**Given problem:** Repeat the entire listing exactly as written.

**Given data:**
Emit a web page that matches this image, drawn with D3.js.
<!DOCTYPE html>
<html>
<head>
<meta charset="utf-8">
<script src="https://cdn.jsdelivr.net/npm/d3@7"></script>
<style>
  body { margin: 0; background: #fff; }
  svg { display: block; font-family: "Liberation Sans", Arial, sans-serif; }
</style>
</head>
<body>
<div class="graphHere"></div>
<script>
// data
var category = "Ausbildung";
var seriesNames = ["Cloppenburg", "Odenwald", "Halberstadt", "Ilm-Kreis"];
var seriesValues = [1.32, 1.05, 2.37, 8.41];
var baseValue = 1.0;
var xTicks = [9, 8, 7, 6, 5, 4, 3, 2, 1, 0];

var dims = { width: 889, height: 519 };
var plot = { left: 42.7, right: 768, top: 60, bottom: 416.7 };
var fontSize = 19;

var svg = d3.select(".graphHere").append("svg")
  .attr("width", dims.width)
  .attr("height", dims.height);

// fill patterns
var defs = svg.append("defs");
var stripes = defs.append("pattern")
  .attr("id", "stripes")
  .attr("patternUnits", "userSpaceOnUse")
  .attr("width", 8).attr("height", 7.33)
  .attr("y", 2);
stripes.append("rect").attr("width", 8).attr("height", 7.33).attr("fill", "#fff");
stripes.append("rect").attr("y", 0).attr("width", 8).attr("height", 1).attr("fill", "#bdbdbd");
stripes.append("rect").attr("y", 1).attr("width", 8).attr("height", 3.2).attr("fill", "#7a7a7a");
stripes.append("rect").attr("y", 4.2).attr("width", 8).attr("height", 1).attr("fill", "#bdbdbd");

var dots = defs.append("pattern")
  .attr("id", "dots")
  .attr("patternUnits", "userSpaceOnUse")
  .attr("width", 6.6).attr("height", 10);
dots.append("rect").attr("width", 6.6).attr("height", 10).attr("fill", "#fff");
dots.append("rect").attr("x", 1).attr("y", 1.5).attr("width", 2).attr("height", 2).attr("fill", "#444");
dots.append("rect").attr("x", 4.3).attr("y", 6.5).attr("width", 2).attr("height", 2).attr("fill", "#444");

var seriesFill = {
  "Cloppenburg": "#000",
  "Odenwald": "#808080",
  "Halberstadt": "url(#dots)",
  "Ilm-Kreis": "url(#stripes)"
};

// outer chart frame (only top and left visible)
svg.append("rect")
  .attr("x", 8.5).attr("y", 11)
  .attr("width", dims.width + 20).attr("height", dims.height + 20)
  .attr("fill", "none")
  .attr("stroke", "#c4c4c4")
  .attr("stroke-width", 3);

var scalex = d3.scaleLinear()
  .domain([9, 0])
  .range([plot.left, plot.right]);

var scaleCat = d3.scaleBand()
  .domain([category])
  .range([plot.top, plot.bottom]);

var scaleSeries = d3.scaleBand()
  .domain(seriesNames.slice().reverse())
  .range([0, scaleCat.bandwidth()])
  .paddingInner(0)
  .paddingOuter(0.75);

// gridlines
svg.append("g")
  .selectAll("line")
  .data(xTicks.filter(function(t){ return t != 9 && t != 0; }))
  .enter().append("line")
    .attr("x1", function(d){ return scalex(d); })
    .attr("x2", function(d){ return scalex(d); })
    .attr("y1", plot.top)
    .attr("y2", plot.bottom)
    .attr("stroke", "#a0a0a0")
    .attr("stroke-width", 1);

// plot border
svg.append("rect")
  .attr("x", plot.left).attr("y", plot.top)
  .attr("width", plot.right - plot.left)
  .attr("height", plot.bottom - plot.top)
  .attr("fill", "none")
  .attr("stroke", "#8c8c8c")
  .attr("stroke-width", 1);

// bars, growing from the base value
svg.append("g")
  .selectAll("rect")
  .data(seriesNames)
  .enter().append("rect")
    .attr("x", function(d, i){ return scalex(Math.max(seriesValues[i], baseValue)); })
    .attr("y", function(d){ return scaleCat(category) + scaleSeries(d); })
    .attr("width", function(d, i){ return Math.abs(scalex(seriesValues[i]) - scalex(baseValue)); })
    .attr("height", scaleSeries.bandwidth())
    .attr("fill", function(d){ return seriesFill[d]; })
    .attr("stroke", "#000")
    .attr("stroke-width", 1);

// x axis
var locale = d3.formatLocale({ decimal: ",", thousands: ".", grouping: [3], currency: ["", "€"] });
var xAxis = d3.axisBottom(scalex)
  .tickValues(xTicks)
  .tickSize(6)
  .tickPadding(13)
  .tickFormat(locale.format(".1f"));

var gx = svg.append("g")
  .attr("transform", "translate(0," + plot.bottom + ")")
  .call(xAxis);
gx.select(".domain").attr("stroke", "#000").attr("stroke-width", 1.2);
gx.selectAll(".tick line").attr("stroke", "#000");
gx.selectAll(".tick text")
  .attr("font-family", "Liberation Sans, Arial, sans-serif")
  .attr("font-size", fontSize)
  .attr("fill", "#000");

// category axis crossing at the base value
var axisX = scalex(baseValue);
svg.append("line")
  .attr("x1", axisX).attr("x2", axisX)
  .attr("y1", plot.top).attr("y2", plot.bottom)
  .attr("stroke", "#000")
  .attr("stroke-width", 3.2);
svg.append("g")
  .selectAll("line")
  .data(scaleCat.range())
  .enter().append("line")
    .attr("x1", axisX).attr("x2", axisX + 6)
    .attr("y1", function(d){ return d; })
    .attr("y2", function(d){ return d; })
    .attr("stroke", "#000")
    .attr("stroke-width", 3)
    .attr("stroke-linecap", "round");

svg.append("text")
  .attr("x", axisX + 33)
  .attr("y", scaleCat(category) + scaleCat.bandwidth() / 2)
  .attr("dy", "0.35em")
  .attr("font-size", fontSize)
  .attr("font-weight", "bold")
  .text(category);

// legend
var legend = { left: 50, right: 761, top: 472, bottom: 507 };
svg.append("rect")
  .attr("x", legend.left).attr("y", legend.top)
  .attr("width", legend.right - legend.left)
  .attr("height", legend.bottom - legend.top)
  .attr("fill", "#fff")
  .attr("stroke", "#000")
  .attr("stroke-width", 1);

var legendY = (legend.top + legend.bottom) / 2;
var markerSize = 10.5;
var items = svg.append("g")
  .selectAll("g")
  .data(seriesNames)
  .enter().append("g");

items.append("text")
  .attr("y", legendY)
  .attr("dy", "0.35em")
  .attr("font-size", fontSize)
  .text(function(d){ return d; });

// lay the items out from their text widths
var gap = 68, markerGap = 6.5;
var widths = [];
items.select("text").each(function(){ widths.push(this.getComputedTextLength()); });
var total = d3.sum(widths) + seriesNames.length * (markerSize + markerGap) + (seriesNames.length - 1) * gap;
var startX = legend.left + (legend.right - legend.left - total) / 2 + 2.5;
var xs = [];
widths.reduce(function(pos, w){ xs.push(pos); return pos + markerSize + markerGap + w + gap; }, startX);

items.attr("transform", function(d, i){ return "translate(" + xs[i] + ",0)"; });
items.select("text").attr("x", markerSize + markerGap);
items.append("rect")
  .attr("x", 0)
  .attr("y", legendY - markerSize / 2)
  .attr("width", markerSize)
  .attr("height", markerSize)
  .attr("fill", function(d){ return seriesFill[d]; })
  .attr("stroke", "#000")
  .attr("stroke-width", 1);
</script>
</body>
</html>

**Written response:**
Emit a web page that matches this image, drawn with D3.js.
<!DOCTYPE html>
<html>
<head>
<meta charset="utf-8">
<script src="https://cdn.jsdelivr.net/npm/d3@7"></script>
<style>
  body { margin: 0; background: #fff; }
  svg { display: block; font-family: "Liberation Sans", Arial, sans-serif; }
</style>
</head>
<body>
<div class="graphHere"></div>
<script>
// data
var category = "Ausbildung";
var seriesNames = ["Cloppenburg", "Odenwald", "Halberstadt", "Ilm-Kreis"];
var seriesValues = [1.32, 1.05, 2.37, 8.41];
var baseValue = 1.0;
var xTicks = [9, 8, 7, 6, 5, 4, 3, 2, 1, 0];

var dims = { width: 889, height: 519 };
var plot = { left: 42.7, right: 768, top: 60, bottom: 416.7 };
var fontSize = 19;

var svg = d3.select(".graphHere").append("svg")
  .attr("width", dims.width)
  .attr("height", dims.height);

// fill patterns
var defs = svg.append("defs");
var stripes = defs.append("pattern")
  .attr("id", "stripes")
  .attr("patternUnits", "userSpaceOnUse")
  .attr("width", 8).attr("height", 7.33)
  .attr("y", 2);
stripes.append("rect").attr("width", 8).attr("height", 7.33).attr("fill", "#fff");
stripes.append("rect").attr("y", 0).attr("width", 8).attr("height", 1).attr("fill", "#bdbdbd");
stripes.append("rect").attr("y", 1).attr("width", 8).attr("height", 3.2).attr("fill", "#7a7a7a");
stripes.append("rect").attr("y", 4.2).attr("width", 8).attr("height", 1).attr("fill", "#bdbdbd");

var dots = defs.append("pattern")
  .attr("id", "dots")
  .attr("patternUnits", "userSpaceOnUse")
  .attr("width", 6.6).attr("height", 10);
dots.append("rect").attr("width", 6.6).attr("height", 10).attr("fill", "#fff");
dots.append("rect").attr("x", 1).attr("y", 1.5).attr("width", 2).attr("height", 2).attr("fill", "#444");
dots.append("rect").attr("x", 4.3).attr("y", 6.5).attr("width", 2).attr("height", 2).attr("fill", "#444");

var seriesFill = {
  "Cloppenburg": "#000",
  "Odenwald": "#808080",
  "Halberstadt": "url(#dots)",
  "Ilm-Kreis": "url(#stripes)"
};

// outer chart frame (only top and left visible)
svg.append("rect")
  .attr("x", 8.5).attr("y", 11)
  .attr("width", dims.width + 20).attr("height", dims.height + 20)
  .attr("fill", "none")
  .attr("stroke", "#c4c4c4")
  .attr("stroke-width", 3);

var scalex = d3.scaleLinear()
  .domain([9, 0])
  .range([plot.left, plot.right]);

var scaleCat = d3.scaleBand()
  .domain([category])
  .range([plot.top, plot.bottom]);

var scaleSeries = d3.scaleBand()
  .domain(seriesNames.slice().reverse())
  .range([0, scaleCat.bandwidth()])
  .paddingInner(0)
  .paddingOuter(0.75);

// gridlines
svg.append("g")
  .selectAll("line")
  .data(xTicks.filter(function(t){ return t != 9 && t != 0; }))
  .enter().append("line")
    .attr("x1", function(d){ return scalex(d); })
    .attr("x2", function(d){ return scalex(d); })
    .attr("y1", plot.top)
    .attr("y2", plot.bottom)
    .attr("stroke", "#a0a0a0")
    .attr("stroke-width", 1);

// plot border
svg.append("rect")
  .attr("x", plot.left).attr("y", plot.top)
  .attr("width", plot.right - plot.left)
  .attr("height", plot.bottom - plot.top)
  .attr("fill", "none")
  .attr("stroke", "#8c8c8c")
  .attr("stroke-width", 1);

// bars, growing from the base value
svg.append("g")
  .selectAll("rect")
  .data(seriesNames)
  .enter().append("rect")
    .attr("x", function(d, i){ return scalex(Math.max(seriesValues[i], baseValue)); })
    .attr("y", function(d){ return scaleCat(category) + scaleSeries(d); })
    .attr("width", function(d, i){ return Math.abs(scalex(seriesValues[i]) - scalex(baseValue)); })
    .attr("height", scaleSeries.bandwidth())
    .attr("fill", function(d){ return seriesFill[d]; })
    .attr("stroke", "#000")
    .attr("stroke-width", 1);

// x axis
var locale = d3.formatLocale({ decimal: ",", thousands: ".", grouping: [3], currency: ["", "€"] });
var xAxis = d3.axisBottom(scalex)
  .tickValues(xTicks)
  .tickSize(6)
  .tickPadding(13)
  .tickFormat(locale.format(".1f"));

var gx = svg.append("g")
  .attr("transform", "translate(0," + plot.bottom + ")")
  .call(xAxis);
gx.select(".domain").attr("stroke", "#000").attr("stroke-width", 1.2);
gx.selectAll(".tick line").attr("stroke", "#000");
gx.selectAll(".tick text")
  .attr("font-family", "Liberation Sans, Arial, sans-serif")
  .attr("font-size", fontSize)
  .attr("fill", "#000");

// category axis crossing at the base value
var axisX = scalex(baseValue);
svg.append("line")
  .attr("x1", axisX).attr("x2", axisX)
  .attr("y1", plot.top).attr("y2", plot.bottom)
  .attr("stroke", "#000")
  .attr("stroke-width", 3.2);
svg.append("g")
  .selectAll("line")
  .data(scaleCat.range())
  .enter().append("line")
    .attr("x1", axisX).attr("x2", axisX + 6)
    .attr("y1", function(d){ return d; })
    .attr("y2", function(d){ return d; })
    .attr("stroke", "#000")
    .attr("stroke-width", 3)
    .attr("stroke-linecap", "round");

svg.append("text")
  .attr("x", axisX + 33)
  .attr("y", scaleCat(category) + scaleCat.bandwidth() / 2)
  .attr("dy", "0.35em")
  .attr("font-size", fontSize)
  .attr("font-weight", "bold")
  .text(category);

// legend
var legend = { left: 50, right: 761, top: 472, bottom: 507 };
svg.append("rect")
  .attr("x", legend.left).attr("y", legend.top)
  .attr("width", legend.right - legend.left)
  .attr("height", legend.bottom - legend.top)
  .attr("fill", "#fff")
  .attr("stroke", "#000")
  .attr("stroke-width", 1);

var legendY = (legend.top + legend.bottom) / 2;
var markerSize = 10.5;
var items = svg.append("g")
  .selectAll("g")
  .data(seriesNames)
  .enter().append("g");

items.append("text")
  .attr("y", legendY)
  .attr("dy", "0.35em")
  .attr("font-size", fontSize)
  .text(function(d){ return d; });

// lay the items out from their text widths
var gap = 68, markerGap = 6.5;
var widths = [];
items.select("text").each(function(){ widths.push(this.getComputedTextLength()); });
var total = d3.sum(widths) + seriesNames.length * (markerSize + markerGap) + (seriesNames.length - 1) * gap;
var startX = legend.left + (legend.right - legend.left - total) / 2 + 2.5;
var xs = [];
widths.reduce(function(pos, w){ xs.push(pos); return pos + markerSize + markerGap + w + gap; }, startX);

items.attr("transform", function(d, i){ return "translate(" + xs[i] + ",0)"; });
items.select("text").attr("x", markerSize + markerGap);
items.append("rect")
  .attr("x", 0)
  .attr("y", legendY - markerSize / 2)
  .attr("width", markerSize)
  .attr("height", markerSize)
  .attr("fill", function(d){ return seriesFill[d]; })
  .attr("stroke", "#000")
  .attr("stroke-width", 1);
</script>
</body>
</html>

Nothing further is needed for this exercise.